Minty runs Minty’s Gig Guide to Cardiff, formerly a podcast and now Community Interest Company aiming to promote and support live music and culture across the city.

“Because I run the guide, I’d be there every week,” he said.

“It was always very proficient at booking shows: There was never a week or a day where something wasn't going on there - whether it be spoken word, house or trance nights, afrobeats, metal.

“It had a very sort of eclectic and heightened volume programme. It was impossible to avoid as a venue really, and it was always very full of ambiguity – you really didn’t know what you were going to get.”

The bar opened in 2008, in its time playing host to Welsh artists Catfish and the Bottlemen, Boy Azooga and Cate Le Bon (who thought up the venue’s name), as well as US band Titus Andronicus. 

It sat alongside the family-run Thai House restaurant, which had been at the location for decades - the first Thai restaurant in the UK to open outside London. The Portuguese restaurant next door, Madeira, had been in place for 20 years. 

The National Wales: Daniel Minty addresses the crowd at January 2019's march to save Guildford Crescent (Source: Daniel Minty)Daniel Minty addresses the crowd at January 2019's march to save Guildford Crescent (Source: Daniel Minty)

When word got out about the demolition plans, Minty had just finished looking into the history of Gwdihŵ for its tenth birthday celebrations.

“It opened during the 2008 recession, and I always thought that was a really bolshie move,” he said.

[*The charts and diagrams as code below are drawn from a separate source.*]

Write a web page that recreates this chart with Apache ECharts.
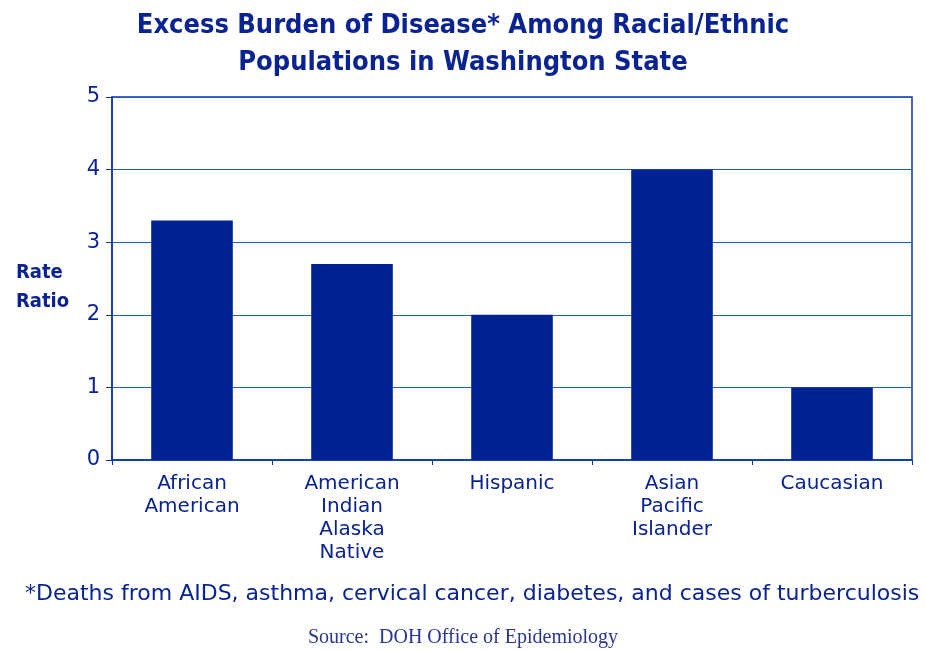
<!DOCTYPE html>
<html lang="en">
<head>
    <meta charset="UTF-8">
    <title>Excess Burden of Disease</title>
    <style>
        html, body { margin: 0; padding: 0; background: #fff; }
        #container { width: 926px; height: 650px; }
    </style>
</head>
<body>
    <div id="container"></div>
    <script src="https://cdn.jsdelivr.net/npm/echarts@6/dist/echarts.min.js"></script>
    <script>
        var groups = ['African\nAmerican', 'American\nIndian\nAlaska\nNative', 'Hispanic', 'Asian\nPacific\nIslander', 'Caucasian'];
        var rateRatio = [3.3, 2.7, 2.0, 4.0, 1.0];

        var blue = '#0a36a8';
        var navy = '#0a2392';
        var condensed = '"DejaVu Sans Condensed", "DejaVu Sans", sans-serif';
        var wide = '"DejaVu Sans", sans-serif';

        var chart = echarts.init(document.getElementById('container'));
        var option = {
            animation: false,
            title: [{
                text: 'Excess Burden of Disease* Among Racial/Ethnic\nPopulations in Washington State',
                left: 'center',
                top: 2,
                textStyle: { fontFamily: condensed, fontSize: 27, fontWeight: 'bold', color: navy, lineHeight: 37 }
            }, {
                text: 'Rate\nRatio',
                left: 11,
                top: 253,
                textStyle: { fontFamily: condensed, fontSize: 20, fontWeight: 'bold', color: navy, lineHeight: 29 }
            }, {
                text: '*Deaths from AIDS, asthma, cervical cancer, diabetes, and cases of turberculosis',
                left: 20,
                top: 578,
                textStyle: { fontFamily: wide, fontSize: 22, fontWeight: 'normal', color: navy }
            }, {
                text: 'Source:  DOH Office of Epidemiology',
                left: 'center',
                top: 623,
                textStyle: { fontFamily: '"Liberation Serif", serif', fontSize: 20, fontWeight: 'normal', color: '#2a3590' }
            }],
            grid: {
                left: 112, right: 14, top: 97, bottom: 190,
                show: true, borderColor: blue, borderWidth: 1.5
            },
            xAxis: {
                type: 'category',
                data: groups,
                axisLine: { lineStyle: { color: blue, width: 1.5 } },
                axisTick: { show: true, length: 5, lineStyle: { color: blue } },
                axisLabel: { fontFamily: wide, fontSize: 20, color: navy, lineHeight: 23, margin: 12, interval: 0 }
            },
            yAxis: {
                type: 'value',
                min: 0, max: 5, interval: 1,
                axisLine: { show: true, lineStyle: { color: blue, width: 1.5 } },
                axisTick: { show: true, length: 6, lineStyle: { color: blue } },
                axisLabel: { fontFamily: wide, fontSize: 21, color: navy, margin: 12 },
                splitLine: { lineStyle: { color: '#1a5cc0', width: 1.2 } }
            },
            series: [{
                type: 'bar',
                data: rateRatio,
                barWidth: '51%',
                itemStyle: { color: '#022293' }
            }]
        };
        chart.setOption(option);
    </script>
</body>
</html>
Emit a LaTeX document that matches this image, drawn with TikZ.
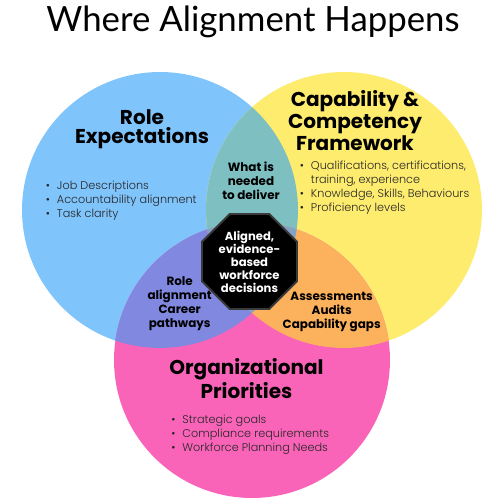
\documentclass[tikz,border=0pt]{standalone}
\usepackage{fontspec}
\setmainfont{Lato}
\newfontfamily\hfont{Poppins}
\newfontfamily\bfont{Poppins Light}
\usetikzlibrary{shapes.geometric}
\definecolor{cblue}{HTML}{80C4FC}
\definecolor{cyellow}{HTML}{FEEC6F}
\definecolor{cpink}{HTML}{F964B9}
\definecolor{cteal}{HTML}{7EBFC2}
\definecolor{cpurple}{HTML}{8088E0}
\definecolor{corange}{HTML}{FCB15D}
\definecolor{ctriple}{HTML}{83A2C6}
\definecolor{ctext}{HTML}{262626}
\definecolor{cborder}{HTML}{3A3A3A}
\tikzset{
  heading/.style={inner sep=0pt, align=center, font={\hfont\bfseries\fontsize{11.4}{11.1}\selectfont}, text=black},
  overlap/.style={inner sep=0pt, align=center, font={\hfont\bfseries\fontsize{6.8}{8.1}\selectfont}, text=black},
  blist/.style={inner sep=0pt, anchor=west, align=left, font={\bfont\fontsize{6.4}{8}\selectfont}, text=ctext},
  octa/.style={regular polygon, regular polygon sides=8, minimum size=2.056cm, fill=black, draw=cborder, line width=1.1pt, inner sep=0pt, align=center, text=white, font={\hfont\bfseries\fontsize{6.6}{7.4}\selectfont}}
}
\newcommand\rr{2.76cm}
\begin{document}
\begin{tikzpicture}[x=0.02cm,y=-0.02cm]
\useasboundingbox (0,0) rectangle (500,500);
\fill[white] (0,0) rectangle (500,500);
\coordinate (B) at (160,210);
\coordinate (Y) at (344,210);
\coordinate (P) at (252,360);
\fill[cblue] (B) circle (\rr);
\fill[cyellow] (Y) circle (\rr);
\fill[cpink] (P) circle (\rr);
\begin{scope}\clip (B) circle (\rr); \fill[cteal] (Y) circle (\rr); \end{scope}
\begin{scope}\clip (B) circle (\rr); \fill[cpurple] (P) circle (\rr); \end{scope}
\begin{scope}\clip (Y) circle (\rr); \fill[corange] (P) circle (\rr); \end{scope}
\begin{scope}\clip (B) circle (\rr); \clip (Y) circle (\rr); \fill[ctriple] (P) circle (\rr); \end{scope}

\node[anchor=base, inner sep=0pt, font={\fontsize{19.8}{24}\selectfont}] (title) at (253,32) {Where Alignment Happens};

\node[heading] (role) at (142,129.5) {Role\\Expectations};
\node[heading] (cap) at (355,120.5) {Capability \&\\Competency\\Framework};
\node[heading] (org) at (246.5,378.7) {Organizational\\Priorities};

\node[blist] (rolelist) at (45.5,201) {\begin{tabular}{@{}l@{\hspace{4pt}}l@{}}\textbullet & Job Descriptions\\ \textbullet & Accountability alignment\\ \textbullet & Task clarity\end{tabular}};
\node[blist] (caplist) at (299.5,188) {\begin{tabular}{@{}l@{\hspace{4pt}}l@{}}\textbullet & Qualifications, certifications,\\ & training, experience\\ \textbullet & Knowledge, Skills, Behaviours\\ \textbullet & Proficiency levels\end{tabular}};
\node[blist] (orglist) at (171,434.7) {\begin{tabular}{@{}l@{\hspace{4pt}}l@{}}\textbullet & Strategic goals\\ \textbullet & Compliance requirements\\ \textbullet & Workforce Planning Needs\end{tabular}};

\node[overlap] (need) at (251,181) {What is\\needed\\to deliver};
\node[overlap] (rolealign) at (179.7,303.7) {Role\\alignment\\Career\\pathways};
\node[overlap] (assess) at (331.7,311.7) {Assessments\\Audits\\Capability gaps};

\node[octa] (core) at (249.5,261.5) {Aligned,\\evidence-\\based\\workforce\\decisions};
\end{tikzpicture}
\end{document}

“I was interested in the street anyway, so I went to the Cathays Civic Library and tracked down the building records all the way back to around 1862.

“There were so many stories, but one record that stands out in my mind is that in 1909 a woman was running her own tailoring business there - I thought that was amazing, so many years before women even got the vote.

“I wanted to document that history, and that was before I found out about the council’s conservation paper.

“There’s a story - how did we get from trying to designate Guildford Crescent an area of cultural significance to demolishing it?”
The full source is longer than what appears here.